The cases have triggered deep concern among lawyers and domestic violence advocates who are particularly concerned at the lack of oversight from the Director of Public Prosecution into such delicate cases.

There is provision within the NSW Director of Public Prosecutions Act, under section 16, for the state's DPP Lloyd Babb SC to issue a direction to police mandating that particular types of cases be referred to the Director for consideration of prosecution. Mr Babb has declined to comment on the issue.

A similar directive was given recently by the United Kingdom's DPP following a public furore at the jailing of a woman who retracted a rape allegation.

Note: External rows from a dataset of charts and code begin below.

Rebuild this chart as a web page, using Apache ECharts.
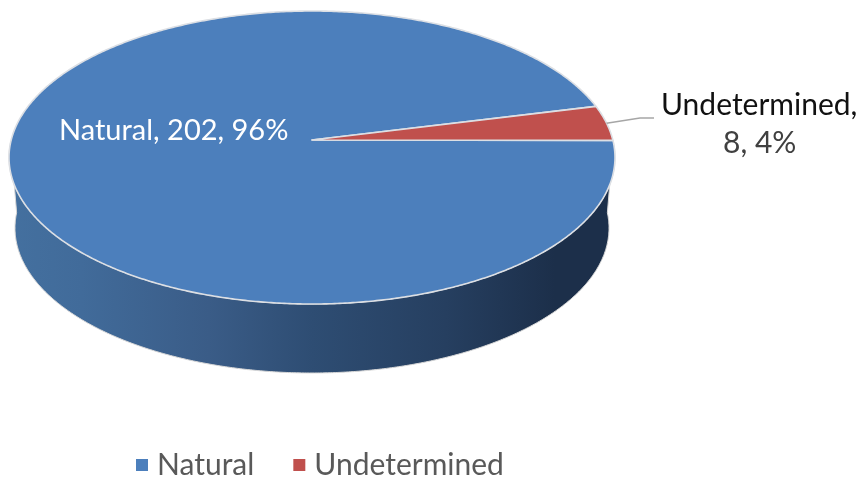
<!DOCTYPE html>
<html><head><meta charset="utf-8">
<style>html,body{margin:0;padding:0;background:#fff}#c{width:861px;height:477px}</style>
<script src="https://cdn.jsdelivr.net/npm/echarts@6/dist/echarts.min.js"></script>
</head><body><div id="c"></div>
<script>
const categories = ['Natural', 'Undetermined'];
const values = [202, 8];
const percents = ['96%', '4%'];
const colors = ['#4c7fbc', '#c0504d'];

const total = values.reduce((a, b) => a + b, 0);
const top3d = {cx: 312, cy: 157.5, rx: 303, ry: 146.5, apexX: 312, apexY: 140};
const bottom3d = {cx: 312, cy: 228, rx: 297, ry: 145};
const startDeg = 6.7;
const rad = d => d * Math.PI / 180;
const pt = (e, d) => [e.cx + e.rx * Math.cos(rad(d)), e.cy - e.ry * Math.sin(rad(d))];

function arc(e, from, to) {
  const out = [], n = Math.ceil(Math.abs(to - from) * 2);
  for (let i = 0; i <= n; i++) out.push(pt(e, from + (to - from) * i / n));
  return out;
}
// Undetermined sweeps up from startDeg; Natural takes the rest of the turn.
const sweep = values.map(v => v / total * 360);
const range = [
  [startDeg + sweep[1], startDeg + 360],
  [startDeg, startDeg + sweep[1]]
];

function renderSlice(idx) {
  return function (params, api) {
    const [from, to] = range[idx];
    const children = [];
    if (idx === 0) {
      const side = arc(top3d, 174, 366).concat(arc(bottom3d, 366, 174));
      children.push({
        type: 'polygon',
        shape: {points: side},
        style: {
          fill: new echarts.graphic.LinearGradient(0, 0, 1, 0, [
            {offset: 0, color: '#44709f'},
            {offset: 0.12, color: '#416b9a'},
            {offset: 0.33, color: '#3a5c87'},
            {offset: 0.5, color: '#2e4d73'},
            {offset: 0.72, color: '#263f60'},
            {offset: 0.9, color: '#1c2f4a'},
            {offset: 1, color: '#1c2f4a'}
          ]),
          stroke: '#d8d8d8', lineWidth: 1
        }
      });
    }
    children.push({
      type: 'polygon',
      shape: {points: [[top3d.apexX, top3d.apexY]].concat(arc(top3d, from, to))},
      style: {fill: colors[idx], stroke: '#dcdfe4', lineWidth: 1.6, lineJoin: 'round'}
    });
    return {type: 'group', children};
  };
}

const midUndet = pt(top3d, (range[1][0] + range[1][1]) / 2);

const chart = echarts.init(document.getElementById('c'), null, {renderer: 'canvas'});
chart.setOption({
  animation: false,
  backgroundColor: '#fff',
  color: colors,
  legend: {
    data: categories, left: 131, top: 445, icon: 'rect',
    itemWidth: 12, itemHeight: 12, itemGap: 39,
    textStyle: {fontFamily: 'Lato', fontSize: 30, color: '#595959', padding: [0, 0, 0, 4]}
  },
  series: categories.map((name, i) => ({
    type: 'custom', name, coordinateSystem: 'none', silent: true,
    data: [[values[i]]], renderItem: renderSlice(i)
  })),
  graphic: [
    {type: 'polyline', shape: {points: [midUndet, [640, 118], [654, 118]]},
     style: {stroke: '#a6a6a6', lineWidth: 1.5, fill: null}, z: 10},
    {type: 'text', left: 59, top: 116, z: 10,
     style: {text: `${categories[0]}, ${values[0]}, ${percents[0]}`, fill: '#fff', font: '29px Lato'}},
    {type: 'text', left: 661, top: 90, z: 10,
     style: {text: `${categories[1]},`, fill: '#111', font: '30px Lato'}},
    {type: 'text', left: 723, top: 128, z: 10,
     style: {text: `${values[1]}, ${percents[1]}`, fill: '#404040', font: '30px Lato'}}
  ]
});
</script></body></html>
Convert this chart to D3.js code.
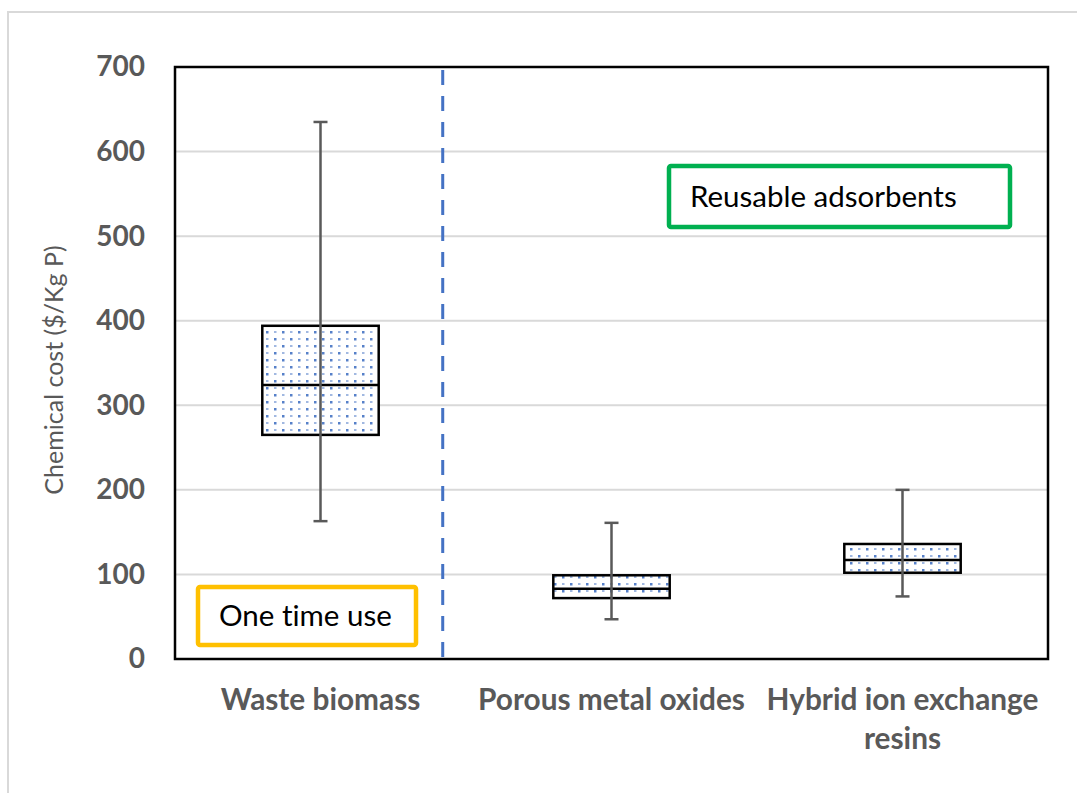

Alternatively, under the same act Mr Smith could issue a guideline that laid out the circumstances in which the DPP should handle potential domestic violence retraction prosecutions, to prevent the criminalisation of genuine victims.

But a spokesman for Mr Smith said: "The NSW Government has no current plans to change the arrangement for prosecuting these offences".

Australian Law Reform Commission president Rosalind Croucher this week said if the prosecution of domestic violence victims was occuring in NSW in the manner reported, it represented a "blame the victim" mentality that must be changed.

Professor Croucher said the ALRC had recommended in a 2010 report into family violence that consideration of charges against victims who were alleged to have aided and abetted breaches of protection orders should only be handled at the highest levels of state police forces or offices of public prosecution.

She said false accusation or public mischief charges fell into the same category.